Mamak Stalls: Malaysia’s 24-Hour Social Lifeline
At 2 a.m. on a Tuesday in Kuala Lumpur, the mamak stall outside my old apartment was packed. Construction workers, night-shift nurses, teenagers killing time, and elderly uncles nursing their third teh tarik of the evening occupied every plastic stool. This isn’t tourism—this is where Malaysia actually lives. The mamak stall isn’t a restaurant you visit; it’s infrastructure. It’s where deals happen, where heartbreak gets processed over roti canai, where entire neighborhoods maintain their social bonds.
The Stall as Third Space: Where Malaysians Belong
Mamak stalls don’t play by Western cafe rules. No pressure to order more, no judgment for camping out with one drink for hours. Come alone at midnight or roll up with a crowd at dawn—either works. The owners, usually Indian-Muslim (that’s where “mamak” comes from), get it. They’re not just running a business; they’re keeping the neighborhood glued together. In Petaling Jaya, Ravi remembers every regular’s usual order and still gives credit to old-timers. Over in Penang, Aziz’s stall has anchored the same street corner for 40 years—part eatery, part community hub where job tips get passed around and petty arguments get settled. Fluorescent lights, plastic tables, zero pretension. This is where Malaysia’s real social life happens, across all ages and backgrounds.
The Food Nobody Photographs: What Locals Actually Order
Tourists snap pics of roti canai dripping with curry. Locals? They grab it plain with sambal at dawn and move on. The real action is teh tarik—less about the tea, more about the theater of the pour and the conversations it sparks. Nasi lemak gets stripped down to basics here: just coconut rice, fried egg, sambal, and maybe some crispy ikan bilis. Construction crews wolf down roti telur between shifts at 3 a.m. Kids stand over mee goreng, phones in hand. The food’s good, sure, but it’s really about the space—some eat fast, some linger for hours, all welcome.

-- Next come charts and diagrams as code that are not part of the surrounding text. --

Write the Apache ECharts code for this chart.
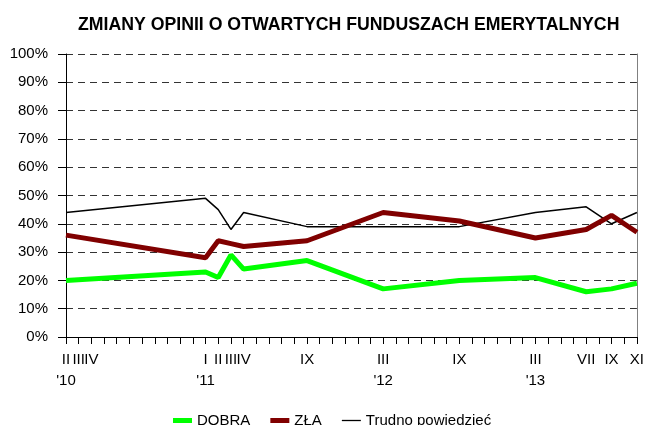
<!DOCTYPE html>
<html>
<head>
<meta charset="utf-8">
<script src="https://cdn.jsdelivr.net/npm/echarts@6/dist/echarts.min.js"></script>
<style>
  html, body { margin: 0; padding: 0; background: #fff; }
  #root { width: 647px; height: 425px; }
</style>
</head>
<body>
<div id="root"></div>
<script>
// months of the surveys
const surveyMonths = ['2010-02', '2011-01', '2011-02', '2011-03', '2011-04', '2011-09',
  '2012-03', '2012-09', '2013-03', '2013-07', '2013-09', '2013-11']
const dobra = [20, 23, 21, 29, 24, 27, 17, 20, 21, 16, 17, 19]
const zla = [36, 28, 34, 33, 32, 34, 44, 41, 35, 38, 43, 37]
const trudno = [44, 49, 45, 38, 44, 39, 39, 39, 44, 46, 40, 44]

// labels shown under the x axis
const labelMonths = ['2010-02', '2010-03', '2010-04', '2011-01', '2011-02', '2011-03', '2011-04',
  '2011-09', '2012-03', '2012-09', '2013-03', '2013-07', '2013-09', '2013-11']
const labelTexts = ["II\n'10", 'III', 'IV', "I\n'11", 'II', 'III', 'IV',
  'IX', "III\n'12", 'IX', "III\n'13", 'VII', 'IX', 'XI']

const yTicks = [0, 10, 20, 30, 40, 50, 60, 70, 80, 90, 100]

// every month from II 2010 to XI 2013
const months = []
for (let y = 2010; y <= 2013; y++) {
  for (let m = 1; m <= 12; m++) {
    const key = y + '-' + String(m).padStart(2, '0')
    if (key >= '2010-02' && key <= '2013-11') months.push(key)
  }
}

function toSeries (values) {
  return months.map(mo => {
    const i = surveyMonths.indexOf(mo)
    return i >= 0 ? values[i] : null
  })
}

const font = '"Liberation Sans", Arial, sans-serif'
const chart = echarts.init(document.getElementById('root'), null, { renderer: 'canvas' })

const option = {
  animation: false,
  title: {
    text: 'ZMIANY OPINII O OTWARTYCH FUNDUSZACH EMERYTALNYCH',
    left: 73,
    top: 11,
    textStyle: { fontFamily: font, fontSize: 17.7, fontWeight: 'bold', color: '#000' }
  },
  legend: {
    bottom: -8,
    left: 168,
    itemWidth: 19,
    itemHeight: 10,
    itemGap: 20,
    textStyle: { fontFamily: font, fontSize: 15, color: '#000' },
    data: [
      { name: 'DOBRA', icon: 'path://M0,0H19V5H0Z' },
      { name: 'ZŁA', icon: 'path://M0,0H19V5H0Z' },
      { name: 'Trudno powiedzieć', icon: 'path://M0,0H19V1.3H0Z' }
    ]
  },
  grid: { left: 66, right: 8, top: 54, bottom: 88, containLabel: false },
  xAxis: [{
    type: 'category',
    data: months,
    boundaryGap: false,
    axisLine: { lineStyle: { color: '#000', width: 1 } },
    axisTick: { show: true, interval: 0, length: 7, lineStyle: { color: '#000' } },
    axisLabel: {
      interval: 0,
      margin: 12,
      fontFamily: font,
      fontSize: 15,
      lineHeight: 21,
      color: '#000',
      formatter: v => {
        const i = labelMonths.indexOf(v)
        return i >= 0 ? labelTexts[i] : ''
      }
    },
    splitLine: { show: false }
  }, {
    type: 'category',
    data: months,
    position: 'top',
    boundaryGap: false,
    axisLine: { lineStyle: { color: '#000', width: 1 } },
    axisTick: { show: false },
    axisLabel: { show: false }
  }],
  yAxis: [{
    type: 'value',
    min: 0,
    max: 100,
    interval: 10,
    axisLine: { show: true, lineStyle: { color: '#000' } },
    axisTick: { show: true, length: 8, lineStyle: { color: '#000' } },
    axisLabel: {
      margin: 18,
      fontFamily: font,
      fontSize: 15,
      color: '#000',
      formatter: v => yTicks.includes(v) ? v + '%' : ''
    },
    splitLine: { show: true, lineStyle: { color: '#333', type: [7, 5], width: 1 } }
  }, {
    type: 'value',
    min: 0,
    max: 100,
    position: 'right',
    axisLine: { show: true, lineStyle: { color: '#808080' } },
    axisTick: { show: false },
    axisLabel: { show: false },
    splitLine: { show: false }
  }],
  series: [
    {
      name: 'DOBRA',
      type: 'line',
      data: toSeries(dobra),
      connectNulls: true,
      symbol: 'none',
      lineStyle: { color: '#00ff00', width: 5 },
      itemStyle: { color: '#00ff00' },
      z: 3
    },
    {
      name: 'ZŁA',
      type: 'line',
      data: toSeries(zla),
      connectNulls: true,
      symbol: 'none',
      lineStyle: { color: '#800000', width: 5 },
      itemStyle: { color: '#800000' },
      z: 3
    },
    {
      name: 'Trudno powiedzieć',
      type: 'line',
      data: toSeries(trudno),
      connectNulls: true,
      symbol: 'none',
      lineStyle: { color: '#000', width: 1.5 },
      itemStyle: { color: '#000' },
      z: 2
    }
  ]
}

chart.setOption(option)
</script>
</body>
</html>
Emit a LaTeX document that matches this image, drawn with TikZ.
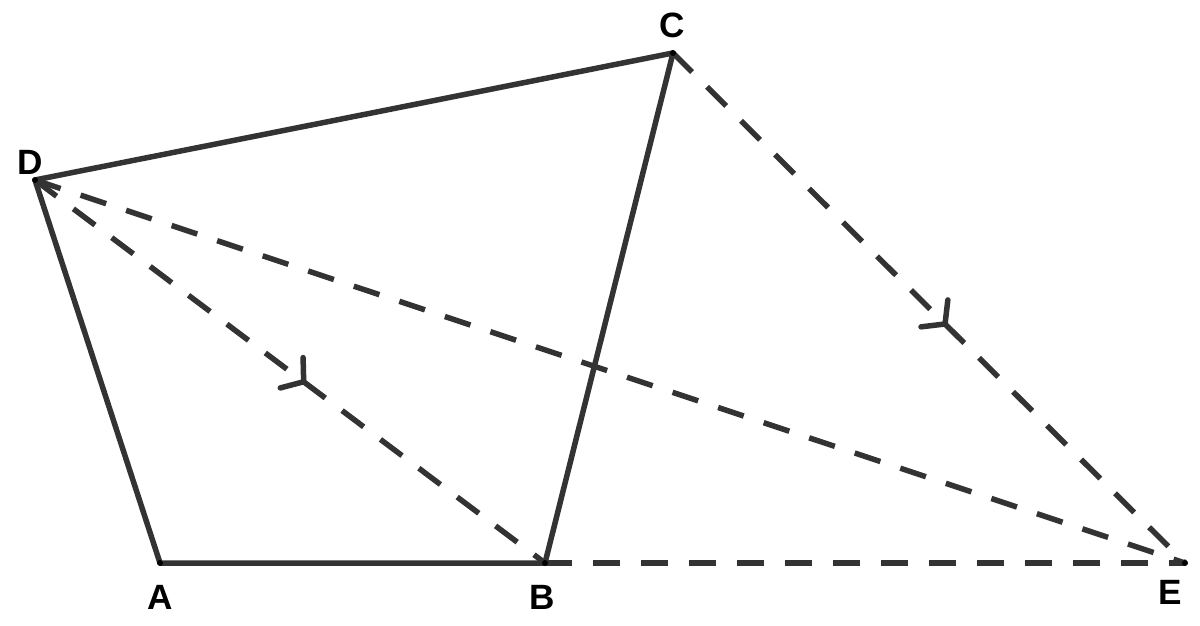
\documentclass[tikz,border=0pt]{standalone}
\usepackage{fontspec}
\setmainfont{Liberation Sans}
\usetikzlibrary{decorations.markings}
\definecolor{linegray}{HTML}{333333}
\tikzset{
    edge/.style={linegray, line width=0.11cm, line join=round},
    dashedge/.style={edge, dash pattern=on 0.54cm off 0.42cm},
    midmark/.style={postaction={decorate}, decoration={markings,
        mark=at position #1 with {\draw[linegray, line width=0.11cm, solid, line cap=round] (-0.3,0.38) -- (0,0) -- (-0.3,-0.38);}}},
    vertexlabel/.style={font=\fontsize{20}{24}\selectfont\bfseries, text=black}
}
\begin{document}
\begin{tikzpicture}

    \useasboundingbox (0,0) rectangle (24,12.5);

    % points
    \coordinate (A) at (3.2,1.24);
    \coordinate (B) at (10.9,1.24);
    \coordinate (C) at (13.46,11.44);
    \coordinate (D) at (0.7,8.9);
    \coordinate (E) at (23.7,1.24);

    % quadrilateral
    \draw[edge] (A) -- (B) -- (C) -- (D) -- cycle;

    % dashed lines
    \draw[dashedge, midmark=6.72cm] (D) -- (B);
    \draw[dashedge] (D) -- (E);
    \draw[dashedge, midmark=7.68cm] (C) -- (E);
    \draw[dashedge] (B) -- (E);

    % dots
    \foreach \p in {A,B,C,D,E}
        \fill[black] (\p) circle (0.06);

    % labels
    \node[vertexlabel] (labelA) at (3.2,0.56) {A};
    \node[vertexlabel] (labelB) at (10.84,0.56) {B};
    \node[vertexlabel] (labelC) at (13.44,12.0) {C};
    \node[vertexlabel] (labelD) at (0.6,9.26) {D};
    \node[vertexlabel] (labelE) at (23.4,0.66) {E};

\end{tikzpicture}
\end{document}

The 24-Hour Rhythm: A Safety Net for Night Shift Malaysia
Mamak stalls never close because Malaysia never sleeps. Factory workers, nurses, cabbies—they all need somewhere at 4 a.m. that’s cheap, warm, and alive. For a nurse finishing a brutal shift, it’s better than an empty apartment. Cab drivers swap intel on checkpoints. Teenagers escape cramped homes. No one asks why you’re there or how long you’ll stay. In a country that runs on night shifts and side hustles, these stalls catch everyone the system forgets.
Want to see real Malaysia? Skip the tourist spots. Find a neighborhood mamak, copy the order next to you, and watch the crowd change shifts. That’s where the country’s pulse is.